Muscle capillaries increase. Capillaries are the small blood vessels that deliver blood containing oxygen and fuel to your muscles. Obviously, more capillaries mean greater blood delivery, which is a desirable adaptation.

During exercise, waste products and other substances enter the capillaries and trigger expansion. This occurs only in the muscles that are active during the exercise session, regardless of exercise intensity. It is true that longer sessions result in a stronger stimulus for capillary growth as the stimulus is present for a longer period of time.

However, short and hard sessions provide a stimulus for this type of adaptation as well and certainly do not reverse this adaptation, as some have claimed. In fact, the only way to increase capillary density in and around your fast-twitch fibers is to recruit them with harder efforts.

Think of these adaptations as reworking the plumbing in your body to deliver more blood, and therefore oxygen and nutrients, to working muscles. These adaptations happen very quickly and once they are complete it is still the muscles doing the work.

Therefore, the composition and work capacity of our muscles is the limiter, not the plumbing. At every distance that you might race as a triathlete you have plenty of cardiovascular capacity left, even if you are pushing very hard. For that reason, cardiovascular adaptations are not an important training consideration as far as performance is concerned.

Train Faster to Get Faster

So what does this science-speak mean for you?

  • A rising tide lifts all boats." By training at threshold, we come faster at threshold. You used to be able to ride one hour at 18 mph and noodle at 16 mph. Now you can hold 20 mph for an hour and 18 mph is the new noodle. How can you develop the ability to ride 18 mph for more than six hours on race day? Build your 18 mph fitness by riding a lot at 20 mph or more.

  • Farther + Faster = Disaster. Traditional training approaches tell you to build the aerobic engine, and then make it faster closer to the race. Our experience, with our own training and across hundreds of athletes, has told us that, yes, it makes sense that closer to the race we want to focus on race-specificity: effort, position, nutrition, etc.

    We want to get very good at doing the stuff we will do on race day, so training at an aerobic intensity during the build phase makes sense because it's race-specific. However, traditional training tells you this is also the time to build speed—after you've earned the right by building a bigger engine.

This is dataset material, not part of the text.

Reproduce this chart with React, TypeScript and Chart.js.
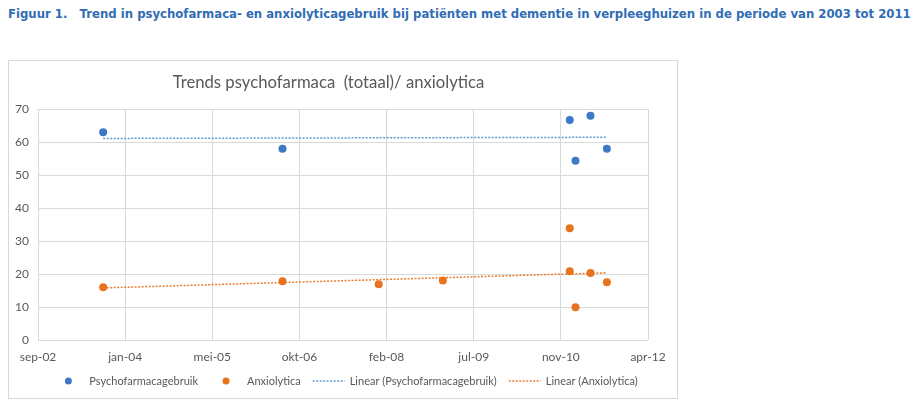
import React, { useEffect, useRef } from "react";
import { Chart, registerables } from "chart.js";

Chart.register(...registerables);

// Excel-style date serials for the x axis ticks (sep-02 ... apr-12, step 500 days)
const xTickValues = [37500, 38000, 38500, 39000, 39500, 40000, 40500, 41000];
const xTickLabels = ["sep-02", "jan-04", "mei-05", "okt-06", "feb-08", "jul-09", "nov-10", "apr-12"];
const yTickValues = [0, 10, 20, 30, 40, 50, 60, 70];

const psychoDates = [37874, 38903, 40551, 40584, 40670, 40764];
const psychoValues = [63, 58, 66.7, 54.3, 68, 58];

const anxioDates = [37874, 38903, 39455, 39823, 40551, 40551, 40584, 40670, 40764];
const anxioValues = [16, 17.8, 16.9, 18, 20.8, 33.9, 9.9, 20.3, 17.5];

const seriesLabels = [
  "Psychofarmacagebruik",
  "Anxiolytica",
  "Linear (Psychofarmacagebruik)",
  "Linear (Anxiolytica)",
];

const BLUE = "#3E79C5";
const ORANGE = "#E8731E";
const BLUE_TREND = "#5B9BD5";
const ORANGE_TREND = "#ED7D31";
const GREY_TEXT = "#595959";
const GRID = "#d9d9d9";
const FONT = 'Lato, "Liberation Sans", sans-serif';

function linearFit(xs: number[], ys: number[]) {
  const n = xs.length;
  const mx = xs.reduce((a, b) => a + b, 0) / n;
  const my = ys.reduce((a, b) => a + b, 0) / n;
  let sxy = 0;
  let sxx = 0;
  for (let i = 0; i < n; i++) {
    sxy += (xs[i] - mx) * (ys[i] - my);
    sxx += (xs[i] - mx) * (xs[i] - mx);
  }
  const b = sxy / sxx;
  const a = my - b * mx;
  const x0 = Math.min(...xs);
  const x1 = Math.max(...xs);
  return [
    { x: x0, y: a + b * x0 },
    { x: x1, y: a + b * x1 },
  ];
}

const legendPlugin = {
  id: "excelLegend",
  afterDraw(chart: any) {
    const ctx = chart.ctx as CanvasRenderingContext2D;
    const items = chart.data.datasets.map((ds: any) => ({
      label: ds.label as string,
      color: ds.showLine ? ds.borderColor : ds.backgroundColor,
      kind: ds.showLine ? "line" : "dot",
    }));
    ctx.save();
    ctx.font = `11px ${FONT}`;
    const sym = 32;
    const tg = 5;
    const ig = 12;
    const widths = items.map((it: any) => sym + tg + ctx.measureText(it.label).width);
    const total = widths.reduce((a: number, b: number) => a + b, 0) + ig * (items.length - 1);
    let x = chart.width / 2 - total / 2 + 2;
    const y = 320;
    items.forEach((it: any, i: number) => {
      if (it.kind === "dot") {
        ctx.beginPath();
        ctx.arc(x + sym / 2, y, 3.5, 0, Math.PI * 2);
        ctx.fillStyle = it.color;
        ctx.fill();
      } else {
        ctx.beginPath();
        ctx.setLineDash([2, 1.5]);
        ctx.lineWidth = 1.5;
        ctx.strokeStyle = it.color;
        ctx.moveTo(x, y);
        ctx.lineTo(x + sym, y);
        ctx.stroke();
        ctx.setLineDash([]);
      }
      ctx.fillStyle = GREY_TEXT;
      ctx.textBaseline = "middle";
      ctx.textAlign = "left";
      ctx.fillText(it.label, x + sym + tg, y + 0.5);
      x += widths[i] + ig;
    });
    ctx.restore();
  },
};

export default function App() {
  const canvasRef = useRef<HTMLCanvasElement | null>(null);

  useEffect(() => {
    if (!canvasRef.current) return;
    const psychoPoints = psychoDates.map((d, i) => ({ x: d, y: psychoValues[i] }));
    const anxioPoints = anxioDates.map((d, i) => ({ x: d, y: anxioValues[i] }));
    const chart = new Chart(canvasRef.current, {
      type: "scatter",
      data: {
        datasets: [
          {
            label: seriesLabels[0],
            data: psychoPoints,
            backgroundColor: BLUE,
            borderColor: BLUE,
            borderWidth: 0,
            pointRadius: 4,
            order: 1,
          },
          {
            label: seriesLabels[1],
            data: anxioPoints,
            backgroundColor: ORANGE,
            borderColor: ORANGE,
            borderWidth: 0,
            pointRadius: 4,
            order: 1,
          },
          {
            label: seriesLabels[2],
            data: linearFit(psychoDates, psychoValues),
            showLine: true,
            borderColor: BLUE_TREND,
            backgroundColor: BLUE_TREND,
            borderWidth: 1.5,
            borderDash: [2, 1.5],
            pointRadius: 0,
            order: 2,
          },
          {
            label: seriesLabels[3],
            data: linearFit(anxioDates, anxioValues),
            showLine: true,
            borderColor: ORANGE_TREND,
            backgroundColor: ORANGE_TREND,
            borderWidth: 1.5,
            borderDash: [2, 1.5],
            pointRadius: 0,
            order: 2,
          },
        ],
      },
      options: {
        animation: false,
        responsive: false,
        devicePixelRatio: 1,
        layout: { padding: { left: 0, right: 29, top: 0, bottom: 34 } },
        plugins: {
          legend: { display: false },
          tooltip: { enabled: false },
          title: {
            display: true,
            text: "Trends psychofarmaca  (totaal)/ anxiolytica",
            color: GREY_TEXT,
            font: { family: FONT, size: 16.7, weight: "normal", lineHeight: 1.2 },
            padding: { top: 11.6, bottom: 16.4 },
          },
        },
        scales: {
          x: {
            type: "linear",
            min: xTickValues[0],
            max: xTickValues[xTickValues.length - 1],
            afterBuildTicks: (scale: any) => {
              scale.ticks = xTickValues.map((v) => ({ value: v }));
            },
            afterFit: (scale: any) => {
              scale.height = 24;
            },
            ticks: {
              autoSkip: false,
              maxRotation: 0,
              padding: 10,
              color: GREY_TEXT,
              font: { family: FONT, size: 12 },
              callback: (v: any) => {
                const idx = xTickValues.indexOf(Number(v));
                return idx >= 0 ? xTickLabels[idx] : "";
              },
            },
            grid: { color: GRID, drawTicks: false },
            border: { display: false },
          },
          y: {
            min: yTickValues[0],
            max: yTickValues[yTickValues.length - 1],
            afterBuildTicks: (scale: any) => {
              scale.ticks = yTickValues.map((v) => ({ value: v }));
            },
            afterFit: (scale: any) => {
              scale.width = 29;
            },
            ticks: {
              padding: 9,
              color: GREY_TEXT,
              font: { family: FONT, size: 12 },
            },
            grid: { color: GRID, drawTicks: false },
            border: { display: false },
          },
        },
      },
      plugins: [legendPlugin],
    });
    return () => chart.destroy();
  }, []);

  return (
    <div style={{ position: "relative", width: 904, height: 393 }}>
      <div
        style={{
          position: "absolute",
          left: 0,
          top: 0,
          fontFamily: '"DejaVu Sans", Verdana, sans-serif',
          fontWeight: "bold",
          fontSize: 11.7,
          lineHeight: "13px",
          color: "#2F6DB5",
          whiteSpace: "pre",
        }}
      >
        {"Figuur 1.   Trend in psychofarmaca- en anxiolyticagebruik bij patiënten met dementie in verpleeghuizen in de periode van 2003 tot 2011"}
      </div>
      <div
        style={{
          position: "absolute",
          left: 0,
          top: 52,
          width: 670,
          height: 339,
          border: "1px solid #d9d9d9",
          boxSizing: "border-box",
          background: "#fff",
        }}
      >
        <canvas ref={canvasRef} width={668} height={337} style={{ display: "block", width: 668, height: 337 }} />
      </div>
    </div>
  );
}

But this intensity on top of peak weekly training hours is a recipe for overtraining, injury and burnout.

    The net is that "get faster" never happens under the traditional approach because, right when you're supposed to get faster, the race says you also have to go longer and something just has to give.

  • Instead build speed, in the offseason, when there is no requirement to also build endurance.

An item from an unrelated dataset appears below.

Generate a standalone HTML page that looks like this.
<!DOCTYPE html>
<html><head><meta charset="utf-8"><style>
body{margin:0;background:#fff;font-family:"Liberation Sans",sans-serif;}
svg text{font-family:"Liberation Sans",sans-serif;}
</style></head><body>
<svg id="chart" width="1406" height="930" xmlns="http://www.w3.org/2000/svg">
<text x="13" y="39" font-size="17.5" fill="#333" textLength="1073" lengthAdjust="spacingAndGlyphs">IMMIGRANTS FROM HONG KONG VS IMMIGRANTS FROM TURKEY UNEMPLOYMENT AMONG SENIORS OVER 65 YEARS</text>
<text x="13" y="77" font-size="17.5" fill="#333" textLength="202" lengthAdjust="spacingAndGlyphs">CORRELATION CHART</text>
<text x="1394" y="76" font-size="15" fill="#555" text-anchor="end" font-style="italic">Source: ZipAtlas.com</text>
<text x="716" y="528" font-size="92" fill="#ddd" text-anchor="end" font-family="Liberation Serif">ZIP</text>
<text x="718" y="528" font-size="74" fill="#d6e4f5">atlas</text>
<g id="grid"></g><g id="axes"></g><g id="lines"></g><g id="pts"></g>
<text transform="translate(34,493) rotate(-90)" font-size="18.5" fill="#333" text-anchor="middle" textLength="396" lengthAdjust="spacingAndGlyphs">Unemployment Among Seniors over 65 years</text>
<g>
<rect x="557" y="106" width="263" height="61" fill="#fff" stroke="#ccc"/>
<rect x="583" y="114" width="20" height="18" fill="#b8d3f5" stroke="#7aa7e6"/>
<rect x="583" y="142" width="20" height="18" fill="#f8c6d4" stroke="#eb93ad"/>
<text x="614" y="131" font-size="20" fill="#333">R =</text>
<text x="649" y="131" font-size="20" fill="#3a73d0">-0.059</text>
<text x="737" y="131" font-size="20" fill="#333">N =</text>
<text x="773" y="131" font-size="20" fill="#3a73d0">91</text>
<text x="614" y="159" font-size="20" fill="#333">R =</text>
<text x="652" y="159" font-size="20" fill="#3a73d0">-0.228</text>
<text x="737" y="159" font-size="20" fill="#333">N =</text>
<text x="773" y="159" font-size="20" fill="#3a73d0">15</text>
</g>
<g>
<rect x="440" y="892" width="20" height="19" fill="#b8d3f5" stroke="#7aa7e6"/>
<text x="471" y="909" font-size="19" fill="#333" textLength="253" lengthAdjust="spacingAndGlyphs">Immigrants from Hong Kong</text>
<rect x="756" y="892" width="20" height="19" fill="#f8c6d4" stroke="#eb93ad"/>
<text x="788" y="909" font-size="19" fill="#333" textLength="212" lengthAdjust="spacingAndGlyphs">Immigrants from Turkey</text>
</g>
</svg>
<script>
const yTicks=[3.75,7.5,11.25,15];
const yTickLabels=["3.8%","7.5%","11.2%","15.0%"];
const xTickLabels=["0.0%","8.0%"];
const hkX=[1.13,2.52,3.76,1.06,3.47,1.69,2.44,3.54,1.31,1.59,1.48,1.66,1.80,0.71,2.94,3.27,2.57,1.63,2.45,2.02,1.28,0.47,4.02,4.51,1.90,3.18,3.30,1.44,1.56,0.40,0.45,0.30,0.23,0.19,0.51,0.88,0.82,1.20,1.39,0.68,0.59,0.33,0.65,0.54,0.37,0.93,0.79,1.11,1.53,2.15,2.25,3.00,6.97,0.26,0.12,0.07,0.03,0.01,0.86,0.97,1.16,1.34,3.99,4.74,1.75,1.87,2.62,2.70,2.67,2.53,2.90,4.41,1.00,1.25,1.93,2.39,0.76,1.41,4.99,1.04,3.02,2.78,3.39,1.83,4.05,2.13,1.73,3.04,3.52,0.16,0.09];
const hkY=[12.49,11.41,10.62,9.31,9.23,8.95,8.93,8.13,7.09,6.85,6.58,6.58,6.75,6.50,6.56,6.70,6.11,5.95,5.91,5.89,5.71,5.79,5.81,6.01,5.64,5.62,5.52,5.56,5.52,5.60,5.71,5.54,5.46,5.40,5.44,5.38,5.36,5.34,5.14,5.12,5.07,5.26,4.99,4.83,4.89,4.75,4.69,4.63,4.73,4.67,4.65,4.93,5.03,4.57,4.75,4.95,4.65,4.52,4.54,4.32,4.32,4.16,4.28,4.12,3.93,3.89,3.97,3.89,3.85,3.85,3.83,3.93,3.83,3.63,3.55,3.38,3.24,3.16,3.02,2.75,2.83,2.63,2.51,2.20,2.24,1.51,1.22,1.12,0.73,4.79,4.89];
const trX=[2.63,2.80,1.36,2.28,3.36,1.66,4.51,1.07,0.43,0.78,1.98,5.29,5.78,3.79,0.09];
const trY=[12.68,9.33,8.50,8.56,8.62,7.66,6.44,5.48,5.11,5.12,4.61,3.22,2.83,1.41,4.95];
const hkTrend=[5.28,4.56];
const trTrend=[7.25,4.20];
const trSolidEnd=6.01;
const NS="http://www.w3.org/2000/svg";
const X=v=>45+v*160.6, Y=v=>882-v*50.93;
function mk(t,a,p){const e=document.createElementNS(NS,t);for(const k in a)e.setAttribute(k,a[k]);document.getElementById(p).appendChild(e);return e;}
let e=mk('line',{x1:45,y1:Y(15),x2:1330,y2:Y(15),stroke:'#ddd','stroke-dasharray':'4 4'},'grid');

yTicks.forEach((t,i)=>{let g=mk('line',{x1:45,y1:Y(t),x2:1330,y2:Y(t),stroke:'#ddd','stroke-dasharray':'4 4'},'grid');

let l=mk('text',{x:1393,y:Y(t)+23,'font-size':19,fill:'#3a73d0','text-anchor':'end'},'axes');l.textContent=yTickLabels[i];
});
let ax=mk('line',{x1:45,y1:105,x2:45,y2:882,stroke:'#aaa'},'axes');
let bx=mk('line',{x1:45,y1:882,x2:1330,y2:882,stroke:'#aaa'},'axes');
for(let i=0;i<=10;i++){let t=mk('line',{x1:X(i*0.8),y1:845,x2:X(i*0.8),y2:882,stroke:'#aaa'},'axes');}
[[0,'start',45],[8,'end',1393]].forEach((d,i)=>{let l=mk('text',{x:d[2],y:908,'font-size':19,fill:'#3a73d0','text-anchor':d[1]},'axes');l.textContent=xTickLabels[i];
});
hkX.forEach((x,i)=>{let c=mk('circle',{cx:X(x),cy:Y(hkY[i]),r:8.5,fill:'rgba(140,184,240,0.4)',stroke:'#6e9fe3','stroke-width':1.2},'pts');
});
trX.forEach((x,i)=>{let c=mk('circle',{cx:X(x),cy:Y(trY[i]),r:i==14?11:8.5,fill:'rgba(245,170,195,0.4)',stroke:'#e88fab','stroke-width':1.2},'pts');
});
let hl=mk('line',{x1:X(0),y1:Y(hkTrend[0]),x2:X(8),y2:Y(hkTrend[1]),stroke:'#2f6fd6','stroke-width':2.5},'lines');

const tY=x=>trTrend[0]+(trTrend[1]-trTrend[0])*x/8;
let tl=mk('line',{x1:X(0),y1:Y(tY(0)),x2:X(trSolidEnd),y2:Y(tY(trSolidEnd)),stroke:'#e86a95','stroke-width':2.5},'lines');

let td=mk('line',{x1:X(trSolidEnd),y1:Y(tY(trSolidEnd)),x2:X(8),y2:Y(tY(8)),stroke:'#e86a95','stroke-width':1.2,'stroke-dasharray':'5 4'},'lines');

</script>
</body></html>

  • Finally, on a real-world level, we do this harder/faster work in the offseason because we have plenty of time to recover, we don't have to compete with races (build / taper / recover), for most of us it's cold and dark outside, and going long at the start of a long season would just make us nuts. In other words, it just makes sense.

As you consider your approach to offseason training, we suggest you think long and hard about...not going longer, but going harder. Not only will it rejuvenate your focus, it will set you up for a great season. Good luck!